— Start —

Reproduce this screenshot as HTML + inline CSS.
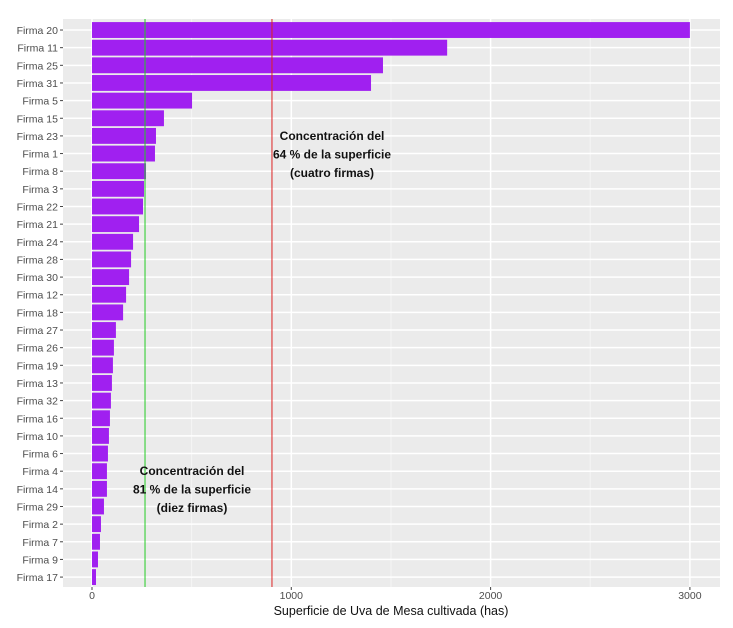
<!DOCTYPE html>
<html><head><meta charset="utf-8"><style>
body{margin:0;background:#fff;font-family:"Liberation Sans",Arial,sans-serif}
svg{display:block}
</style></head><body>
<svg id="chart" width="733" height="628"></svg>
<script>
const categories=["Firma 20","Firma 11","Firma 25","Firma 31","Firma 5","Firma 15","Firma 23","Firma 1","Firma 8","Firma 3","Firma 22","Firma 21","Firma 24","Firma 28","Firma 30","Firma 12","Firma 18","Firma 27","Firma 26","Firma 19","Firma 13","Firma 32","Firma 16","Firma 10","Firma 6","Firma 4","Firma 14","Firma 29","Firma 2","Firma 7","Firma 9","Firma 17"];
const values=[3000,1782,1460,1400,502,361,321,316,271,261,256,236,206,196,186,171,156,120,110,105,100,95,90,85,80,75,75,60,45,40,30,20];
const xTicks=[0,1000,2000,3000];
const refLines=[{v:266,c:"#22cc22",n:"green-ref-line"},{v:903,c:"#dd2222",n:"red-ref-line"}];
const NS="http://www.w3.org/2000/svg";
const svg=document.getElementById('chart');
const L=63,R=720,T=19,B=587;
const BT=21.2,BB=585.9;
const x=v=>92+v*0.1993;
const step=(BB-BT)/categories.length;
const y=i=>BT+step*(i+0.5);
function mk(t,a,p){const e=document.createElementNS(NS,t);for(const k in a)e.setAttribute(k,a[k]);(p||svg).appendChild(e);return e;}
const bg=mk('rect',{x:L,y:T,width:R-L,height:B-T,fill:'#ebebeb'});


for(let i=0;i<xTicks.length;i++){const mv=xTicks[i]+500;if(x(mv)<R){const g=mk('line',{x1:x(mv),x2:x(mv),y1:T,y2:B,stroke:'#f5f5f5','stroke-width':1});}}
xTicks.forEach(t=>{const g=mk('line',{x1:x(t),x2:x(t),y1:T,y2:B,stroke:'#fff','stroke-width':1.5});
const tk=mk('line',{x1:x(t),x2:x(t),y1:B,y2:B+3,stroke:'#444'});
const tl=mk('text',{x:x(t),y:B+12,'text-anchor':'middle','font-size':10.5,fill:'#4d4d4d'});tl.textContent=t;});
categories.forEach((c,i)=>{const g=mk('line',{x1:L,x2:R,y1:y(i),y2:y(i),stroke:'#fff','stroke-width':1.5});});
categories.forEach((c,i)=>{const h=step*0.9;
const b=mk('rect',{x:x(0),y:y(i)-h/2,width:x(values[i])-x(0),height:h,fill:'#a020f0'});
const tk=mk('line',{x1:L-3,x2:L,y1:y(i),y2:y(i),stroke:'#444'});
const tl=mk('text',{x:L-5,y:y(i)+4,'text-anchor':'end','font-size':10.5,fill:'#4d4d4d'});tl.textContent=c;});
refLines.forEach(r=>{const l=mk('line',{x1:x(r.v),x2:x(r.v),y1:T,y2:B,stroke:r.c,'stroke-width':1});});
function ann(lines,cx,cy,name){const g=mk('g',{});lines.forEach((s,k)=>{const t=mk('text',{x:cx,y:cy+k*18.5,'text-anchor':'middle','font-size':12,'font-weight':'bold',fill:'#111'},g);t.textContent=s;});}
ann(["Concentración del","64 % de la superficie","(cuatro firmas)"],332,140,'annotation-four-firms');
ann(["Concentración del","81 % de la superficie","(diez firmas)"],192,475,'annotation-ten-firms');
const xt=mk('text',{x:391,y:615,'text-anchor':'middle','font-size':12.5,fill:'#111'});xt.textContent="Superficie de Uva de Mesa cultivada (has)";
</script>
</body></html>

— End —

REQUIREMENTS:
Print out the whole of the material word for word, without pictures.

ANSWER FOR THIS EXERCISE:
Reproduce this screenshot as HTML + inline CSS.
<!DOCTYPE html>
<html><head><meta charset="utf-8"><style>
body{margin:0;background:#fff;font-family:"Liberation Sans",Arial,sans-serif}
svg{display:block}
</style></head><body>
<svg id="chart" width="733" height="628"></svg>
<script>
const categories=["Firma 20","Firma 11","Firma 25","Firma 31","Firma 5","Firma 15","Firma 23","Firma 1","Firma 8","Firma 3","Firma 22","Firma 21","Firma 24","Firma 28","Firma 30","Firma 12","Firma 18","Firma 27","Firma 26","Firma 19","Firma 13","Firma 32","Firma 16","Firma 10","Firma 6","Firma 4","Firma 14","Firma 29","Firma 2","Firma 7","Firma 9","Firma 17"];
const values=[3000,1782,1460,1400,502,361,321,316,271,261,256,236,206,196,186,171,156,120,110,105,100,95,90,85,80,75,75,60,45,40,30,20];
const xTicks=[0,1000,2000,3000];
const refLines=[{v:266,c:"#22cc22",n:"green-ref-line"},{v:903,c:"#dd2222",n:"red-ref-line"}];
const NS="http://www.w3.org/2000/svg";
const svg=document.getElementById('chart');
const L=63,R=720,T=19,B=587;
const BT=21.2,BB=585.9;
const x=v=>92+v*0.1993;
const step=(BB-BT)/categories.length;
const y=i=>BT+step*(i+0.5);
function mk(t,a,p){const e=document.createElementNS(NS,t);for(const k in a)e.setAttribute(k,a[k]);(p||svg).appendChild(e);return e;}
const bg=mk('rect',{x:L,y:T,width:R-L,height:B-T,fill:'#ebebeb'});


for(let i=0;i<xTicks.length;i++){const mv=xTicks[i]+500;if(x(mv)<R){const g=mk('line',{x1:x(mv),x2:x(mv),y1:T,y2:B,stroke:'#f5f5f5','stroke-width':1});}}
xTicks.forEach(t=>{const g=mk('line',{x1:x(t),x2:x(t),y1:T,y2:B,stroke:'#fff','stroke-width':1.5});
const tk=mk('line',{x1:x(t),x2:x(t),y1:B,y2:B+3,stroke:'#444'});
const tl=mk('text',{x:x(t),y:B+12,'text-anchor':'middle','font-size':10.5,fill:'#4d4d4d'});tl.textContent=t;});
categories.forEach((c,i)=>{const g=mk('line',{x1:L,x2:R,y1:y(i),y2:y(i),stroke:'#fff','stroke-width':1.5});});
categories.forEach((c,i)=>{const h=step*0.9;
const b=mk('rect',{x:x(0),y:y(i)-h/2,width:x(values[i])-x(0),height:h,fill:'#a020f0'});
const tk=mk('line',{x1:L-3,x2:L,y1:y(i),y2:y(i),stroke:'#444'});
const tl=mk('text',{x:L-5,y:y(i)+4,'text-anchor':'end','font-size':10.5,fill:'#4d4d4d'});tl.textContent=c;});
refLines.forEach(r=>{const l=mk('line',{x1:x(r.v),x2:x(r.v),y1:T,y2:B,stroke:r.c,'stroke-width':1});});
function ann(lines,cx,cy,name){const g=mk('g',{});lines.forEach((s,k)=>{const t=mk('text',{x:cx,y:cy+k*18.5,'text-anchor':'middle','font-size':12,'font-weight':'bold',fill:'#111'},g);t.textContent=s;});}
ann(["Concentración del","64 % de la superficie","(cuatro firmas)"],332,140,'annotation-four-firms');
ann(["Concentración del","81 % de la superficie","(diez firmas)"],192,475,'annotation-ten-firms');
const xt=mk('text',{x:391,y:615,'text-anchor':'middle','font-size':12.5,fill:'#111'});xt.textContent="Superficie de Uva de Mesa cultivada (has)";
</script>
</body></html>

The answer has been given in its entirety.